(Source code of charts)

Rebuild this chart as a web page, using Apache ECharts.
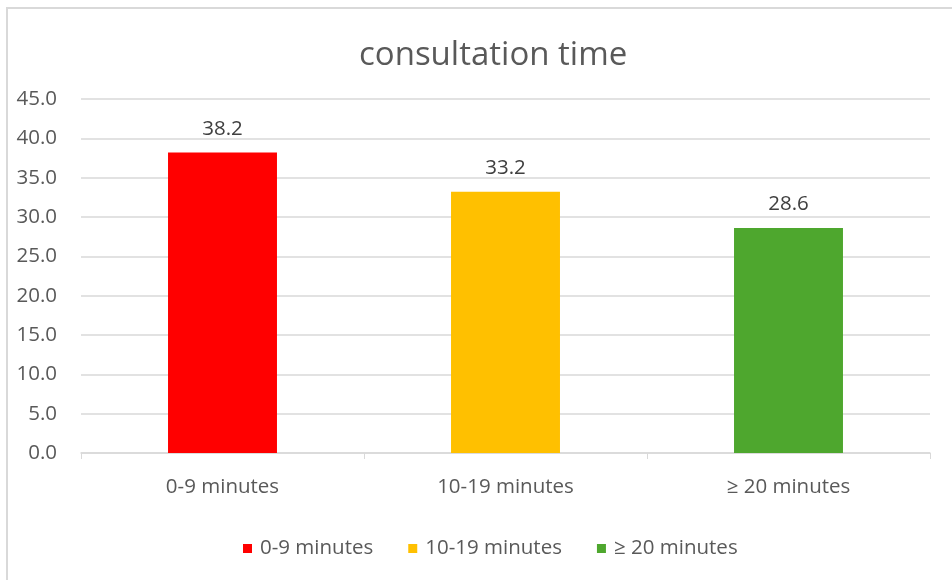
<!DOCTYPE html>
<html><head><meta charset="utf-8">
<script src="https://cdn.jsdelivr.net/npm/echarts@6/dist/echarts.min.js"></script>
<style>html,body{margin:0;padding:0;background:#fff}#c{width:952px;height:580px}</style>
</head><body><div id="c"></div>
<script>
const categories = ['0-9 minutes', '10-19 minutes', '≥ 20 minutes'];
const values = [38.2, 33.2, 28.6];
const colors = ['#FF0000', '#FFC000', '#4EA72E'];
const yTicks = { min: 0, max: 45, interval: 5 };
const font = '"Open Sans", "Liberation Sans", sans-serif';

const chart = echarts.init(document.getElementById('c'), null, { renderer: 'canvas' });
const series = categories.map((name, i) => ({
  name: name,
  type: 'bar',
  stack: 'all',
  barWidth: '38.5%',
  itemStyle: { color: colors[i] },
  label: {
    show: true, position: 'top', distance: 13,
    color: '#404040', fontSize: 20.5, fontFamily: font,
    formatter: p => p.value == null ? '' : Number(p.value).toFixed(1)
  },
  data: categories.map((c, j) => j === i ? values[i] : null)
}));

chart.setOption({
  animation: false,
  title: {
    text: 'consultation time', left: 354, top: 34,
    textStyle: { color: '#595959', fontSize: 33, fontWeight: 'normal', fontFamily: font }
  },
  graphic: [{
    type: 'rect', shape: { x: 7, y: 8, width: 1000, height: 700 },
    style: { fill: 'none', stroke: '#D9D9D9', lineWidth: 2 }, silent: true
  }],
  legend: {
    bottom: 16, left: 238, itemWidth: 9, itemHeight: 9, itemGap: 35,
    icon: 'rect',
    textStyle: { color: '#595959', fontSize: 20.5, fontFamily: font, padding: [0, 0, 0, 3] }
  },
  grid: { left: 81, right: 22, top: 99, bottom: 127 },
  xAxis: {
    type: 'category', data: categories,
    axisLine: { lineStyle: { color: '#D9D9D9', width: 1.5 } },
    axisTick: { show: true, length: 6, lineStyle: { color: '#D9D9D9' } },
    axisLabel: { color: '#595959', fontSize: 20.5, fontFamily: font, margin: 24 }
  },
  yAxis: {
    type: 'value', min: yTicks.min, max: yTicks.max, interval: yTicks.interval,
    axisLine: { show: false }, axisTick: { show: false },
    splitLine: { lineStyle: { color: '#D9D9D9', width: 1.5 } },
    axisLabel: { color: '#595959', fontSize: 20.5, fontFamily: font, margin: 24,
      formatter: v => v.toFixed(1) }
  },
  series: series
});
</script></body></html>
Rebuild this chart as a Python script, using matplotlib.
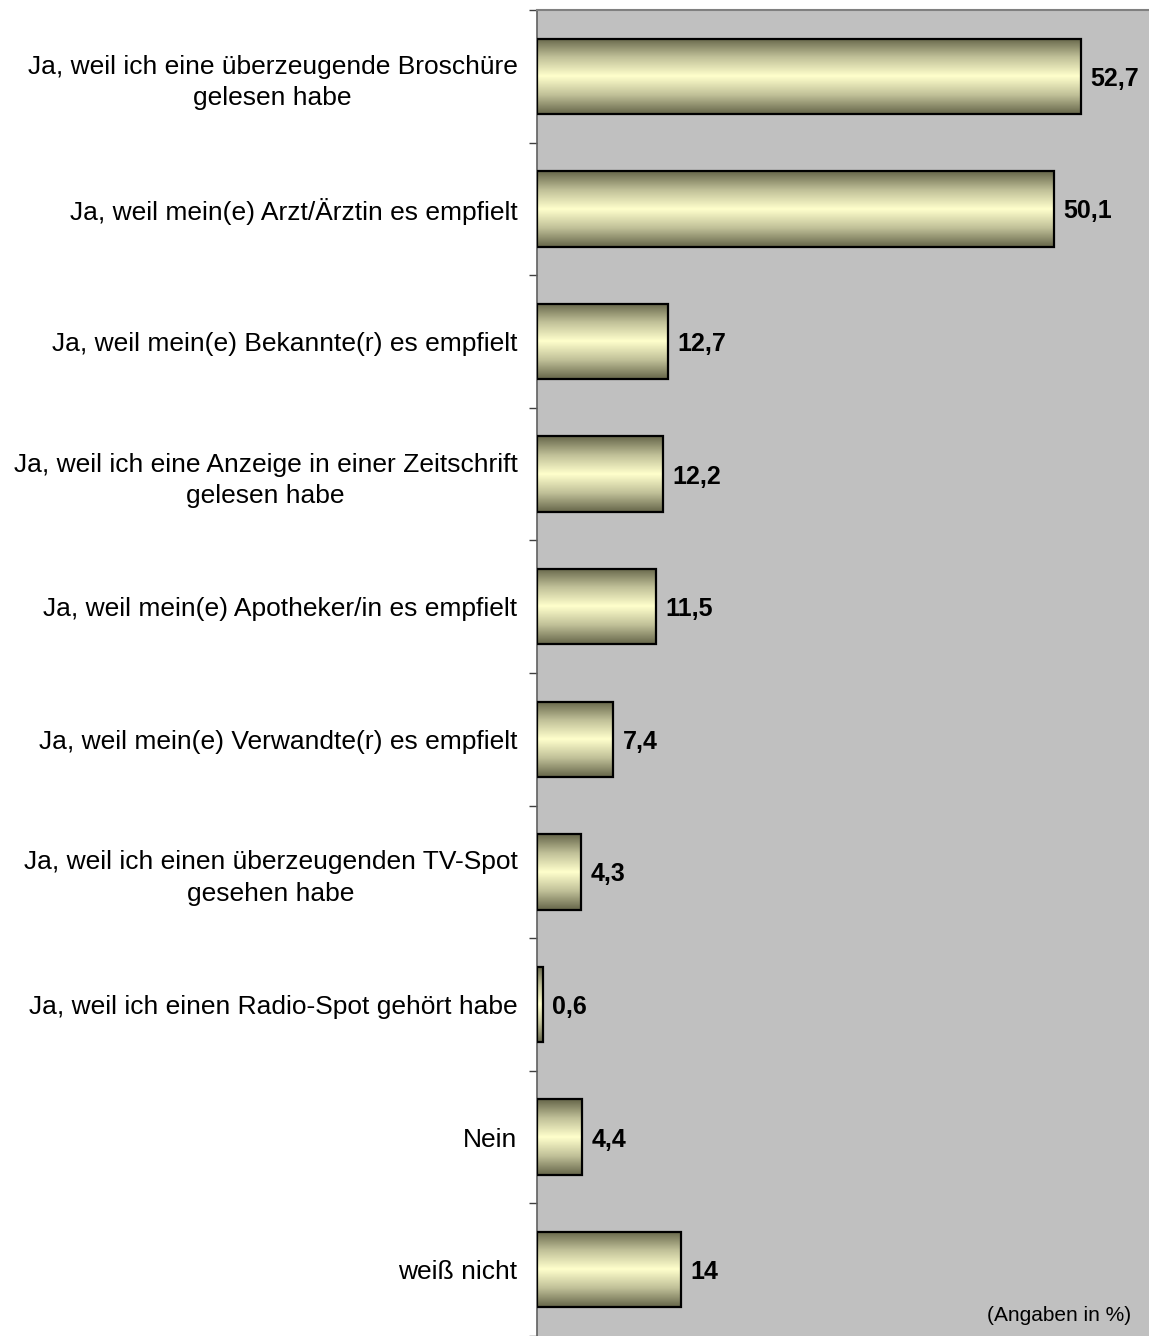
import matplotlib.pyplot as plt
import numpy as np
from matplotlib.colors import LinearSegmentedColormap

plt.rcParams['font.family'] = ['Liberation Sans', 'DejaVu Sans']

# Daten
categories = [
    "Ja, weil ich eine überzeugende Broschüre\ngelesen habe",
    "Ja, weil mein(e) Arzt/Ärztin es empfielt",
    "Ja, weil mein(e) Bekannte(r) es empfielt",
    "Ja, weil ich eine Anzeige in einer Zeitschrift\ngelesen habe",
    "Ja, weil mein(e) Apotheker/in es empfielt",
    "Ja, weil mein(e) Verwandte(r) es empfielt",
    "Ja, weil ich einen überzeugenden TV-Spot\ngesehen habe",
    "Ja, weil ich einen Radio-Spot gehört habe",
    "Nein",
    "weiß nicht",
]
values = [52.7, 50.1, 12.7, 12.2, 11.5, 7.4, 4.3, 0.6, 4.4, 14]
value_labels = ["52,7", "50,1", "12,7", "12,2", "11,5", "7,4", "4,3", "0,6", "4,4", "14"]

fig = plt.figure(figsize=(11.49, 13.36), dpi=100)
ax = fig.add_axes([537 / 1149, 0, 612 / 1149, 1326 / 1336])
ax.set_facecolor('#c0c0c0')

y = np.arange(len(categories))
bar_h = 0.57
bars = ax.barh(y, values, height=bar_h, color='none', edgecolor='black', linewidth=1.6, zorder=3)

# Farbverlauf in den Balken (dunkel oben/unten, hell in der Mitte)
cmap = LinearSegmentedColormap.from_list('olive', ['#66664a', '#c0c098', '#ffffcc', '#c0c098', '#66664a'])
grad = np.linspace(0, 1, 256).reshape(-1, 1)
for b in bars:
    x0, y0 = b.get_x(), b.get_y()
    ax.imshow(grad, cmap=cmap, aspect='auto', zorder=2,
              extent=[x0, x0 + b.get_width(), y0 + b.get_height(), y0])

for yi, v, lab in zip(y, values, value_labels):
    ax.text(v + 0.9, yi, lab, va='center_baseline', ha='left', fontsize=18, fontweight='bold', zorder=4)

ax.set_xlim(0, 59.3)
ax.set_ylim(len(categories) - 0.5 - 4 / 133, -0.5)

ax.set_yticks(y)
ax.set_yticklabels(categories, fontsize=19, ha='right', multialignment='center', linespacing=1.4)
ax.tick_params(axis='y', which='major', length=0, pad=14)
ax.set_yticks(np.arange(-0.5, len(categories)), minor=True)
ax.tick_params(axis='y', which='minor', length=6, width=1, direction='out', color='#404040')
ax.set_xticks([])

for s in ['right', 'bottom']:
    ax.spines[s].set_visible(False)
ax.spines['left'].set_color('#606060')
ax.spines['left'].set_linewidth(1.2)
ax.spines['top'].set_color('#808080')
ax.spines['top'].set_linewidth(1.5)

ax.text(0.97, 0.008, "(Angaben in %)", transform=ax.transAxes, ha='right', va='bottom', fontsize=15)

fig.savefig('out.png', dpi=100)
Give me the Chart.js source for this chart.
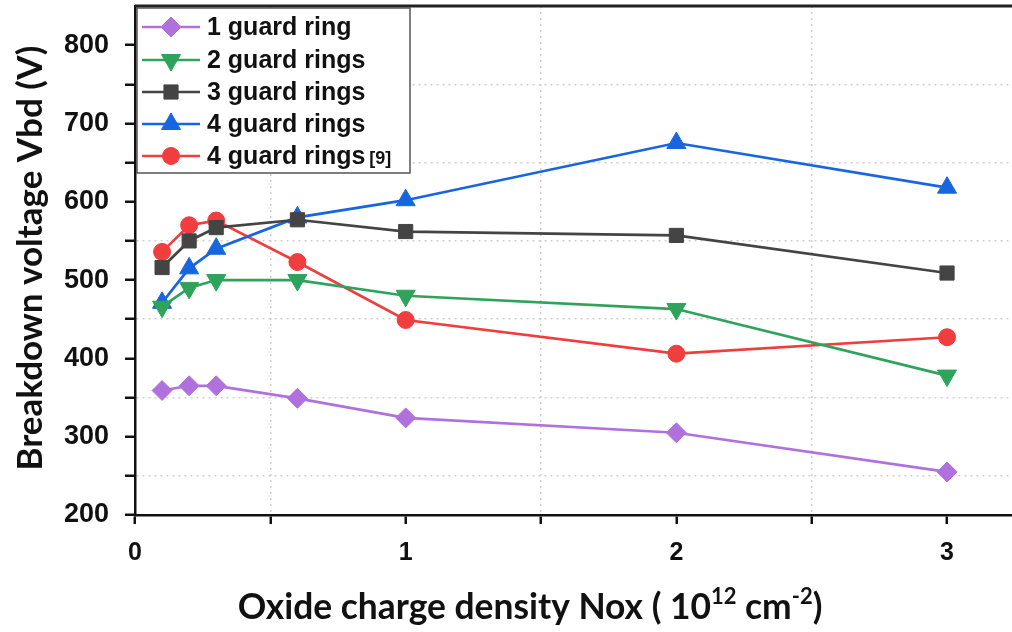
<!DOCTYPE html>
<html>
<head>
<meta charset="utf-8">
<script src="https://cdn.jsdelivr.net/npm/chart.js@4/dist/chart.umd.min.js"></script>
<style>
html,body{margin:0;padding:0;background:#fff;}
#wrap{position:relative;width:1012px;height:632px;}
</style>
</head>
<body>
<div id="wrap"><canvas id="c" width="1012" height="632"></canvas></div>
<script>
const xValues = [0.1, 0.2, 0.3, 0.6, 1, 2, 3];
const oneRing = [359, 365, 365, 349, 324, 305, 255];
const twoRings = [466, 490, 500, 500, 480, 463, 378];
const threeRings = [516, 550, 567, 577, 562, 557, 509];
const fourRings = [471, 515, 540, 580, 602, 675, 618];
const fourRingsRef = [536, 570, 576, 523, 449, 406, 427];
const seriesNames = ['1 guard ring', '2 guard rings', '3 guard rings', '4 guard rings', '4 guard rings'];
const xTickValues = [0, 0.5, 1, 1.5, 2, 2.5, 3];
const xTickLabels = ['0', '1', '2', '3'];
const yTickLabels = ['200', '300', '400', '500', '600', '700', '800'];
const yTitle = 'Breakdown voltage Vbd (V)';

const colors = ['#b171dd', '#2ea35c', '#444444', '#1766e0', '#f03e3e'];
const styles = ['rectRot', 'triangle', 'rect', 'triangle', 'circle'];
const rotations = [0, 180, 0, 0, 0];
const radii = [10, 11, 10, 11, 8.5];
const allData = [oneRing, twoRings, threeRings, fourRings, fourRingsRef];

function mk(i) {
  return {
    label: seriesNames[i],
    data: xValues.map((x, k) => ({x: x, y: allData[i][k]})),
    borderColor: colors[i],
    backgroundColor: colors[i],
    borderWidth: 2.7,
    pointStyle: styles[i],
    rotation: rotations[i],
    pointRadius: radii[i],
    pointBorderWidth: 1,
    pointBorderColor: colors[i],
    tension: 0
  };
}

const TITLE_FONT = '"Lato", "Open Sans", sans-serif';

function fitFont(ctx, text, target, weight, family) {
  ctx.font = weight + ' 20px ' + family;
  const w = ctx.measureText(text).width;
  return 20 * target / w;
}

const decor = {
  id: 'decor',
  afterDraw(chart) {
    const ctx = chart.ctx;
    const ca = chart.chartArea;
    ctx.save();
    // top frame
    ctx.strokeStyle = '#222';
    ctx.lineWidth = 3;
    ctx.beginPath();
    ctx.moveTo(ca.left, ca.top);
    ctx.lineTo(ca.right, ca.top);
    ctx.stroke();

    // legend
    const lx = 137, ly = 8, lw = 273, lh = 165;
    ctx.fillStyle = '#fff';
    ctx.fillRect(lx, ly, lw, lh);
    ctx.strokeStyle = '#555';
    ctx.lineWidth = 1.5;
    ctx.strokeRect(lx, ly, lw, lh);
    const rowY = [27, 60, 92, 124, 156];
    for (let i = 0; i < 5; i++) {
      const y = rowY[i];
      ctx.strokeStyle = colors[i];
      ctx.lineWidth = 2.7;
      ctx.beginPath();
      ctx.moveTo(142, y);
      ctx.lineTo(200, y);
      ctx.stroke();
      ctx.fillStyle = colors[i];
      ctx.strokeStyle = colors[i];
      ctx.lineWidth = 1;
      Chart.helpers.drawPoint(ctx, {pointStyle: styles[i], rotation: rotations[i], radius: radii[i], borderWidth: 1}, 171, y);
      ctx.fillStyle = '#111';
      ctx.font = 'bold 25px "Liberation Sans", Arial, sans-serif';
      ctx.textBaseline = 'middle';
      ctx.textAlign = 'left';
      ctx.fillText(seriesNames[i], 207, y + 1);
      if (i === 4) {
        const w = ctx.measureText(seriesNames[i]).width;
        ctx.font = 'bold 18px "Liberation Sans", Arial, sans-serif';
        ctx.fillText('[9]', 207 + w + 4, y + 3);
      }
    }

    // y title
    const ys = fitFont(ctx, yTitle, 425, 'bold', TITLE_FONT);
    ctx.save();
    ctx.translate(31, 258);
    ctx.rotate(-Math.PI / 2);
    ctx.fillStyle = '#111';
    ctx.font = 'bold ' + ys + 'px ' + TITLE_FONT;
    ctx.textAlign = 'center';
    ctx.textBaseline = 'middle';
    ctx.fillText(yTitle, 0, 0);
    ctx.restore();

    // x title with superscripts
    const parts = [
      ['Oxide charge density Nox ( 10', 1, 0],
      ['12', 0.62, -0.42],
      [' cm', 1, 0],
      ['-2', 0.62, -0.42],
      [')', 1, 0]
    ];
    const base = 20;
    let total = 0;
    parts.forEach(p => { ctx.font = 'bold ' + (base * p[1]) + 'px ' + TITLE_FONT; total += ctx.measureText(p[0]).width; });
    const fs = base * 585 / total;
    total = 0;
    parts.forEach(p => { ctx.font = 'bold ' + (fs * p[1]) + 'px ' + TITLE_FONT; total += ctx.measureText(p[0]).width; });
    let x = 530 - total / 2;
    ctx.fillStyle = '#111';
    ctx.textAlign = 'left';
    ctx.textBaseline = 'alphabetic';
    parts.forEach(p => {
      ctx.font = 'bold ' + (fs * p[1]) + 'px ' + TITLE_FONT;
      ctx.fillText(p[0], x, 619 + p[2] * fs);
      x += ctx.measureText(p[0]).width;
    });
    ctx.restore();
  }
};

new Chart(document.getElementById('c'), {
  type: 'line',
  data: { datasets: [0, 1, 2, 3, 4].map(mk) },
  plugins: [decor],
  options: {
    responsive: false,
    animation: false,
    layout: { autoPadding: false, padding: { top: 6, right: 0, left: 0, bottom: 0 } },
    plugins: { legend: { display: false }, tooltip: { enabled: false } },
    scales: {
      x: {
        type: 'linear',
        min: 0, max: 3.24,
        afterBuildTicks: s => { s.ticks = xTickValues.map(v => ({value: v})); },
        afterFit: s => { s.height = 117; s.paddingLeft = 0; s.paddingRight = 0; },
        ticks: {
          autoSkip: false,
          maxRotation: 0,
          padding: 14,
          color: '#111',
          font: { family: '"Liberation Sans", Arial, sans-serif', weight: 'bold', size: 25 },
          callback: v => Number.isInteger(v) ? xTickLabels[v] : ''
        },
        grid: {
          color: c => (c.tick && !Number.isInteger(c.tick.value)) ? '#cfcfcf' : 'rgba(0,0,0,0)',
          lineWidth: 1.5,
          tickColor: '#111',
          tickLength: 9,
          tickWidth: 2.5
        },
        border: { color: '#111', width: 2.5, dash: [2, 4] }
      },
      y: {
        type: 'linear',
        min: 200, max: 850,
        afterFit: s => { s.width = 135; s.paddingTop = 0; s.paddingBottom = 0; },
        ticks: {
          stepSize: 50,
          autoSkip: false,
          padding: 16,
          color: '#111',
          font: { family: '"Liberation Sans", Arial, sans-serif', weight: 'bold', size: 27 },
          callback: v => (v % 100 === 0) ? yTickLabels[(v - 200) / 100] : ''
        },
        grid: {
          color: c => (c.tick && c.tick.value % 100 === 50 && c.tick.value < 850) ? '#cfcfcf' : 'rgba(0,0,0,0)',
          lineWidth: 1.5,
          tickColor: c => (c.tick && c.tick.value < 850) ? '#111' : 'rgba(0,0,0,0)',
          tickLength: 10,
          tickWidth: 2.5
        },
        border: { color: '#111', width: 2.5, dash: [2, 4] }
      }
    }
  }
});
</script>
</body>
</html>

● Job: Look through the entries above; copy every line holding the string "Rebuild".

● Result of the exercise:
Rebuild this chart as a web page, using Apache ECharts.
Rebuild this chart as a Python script, using matplotlib.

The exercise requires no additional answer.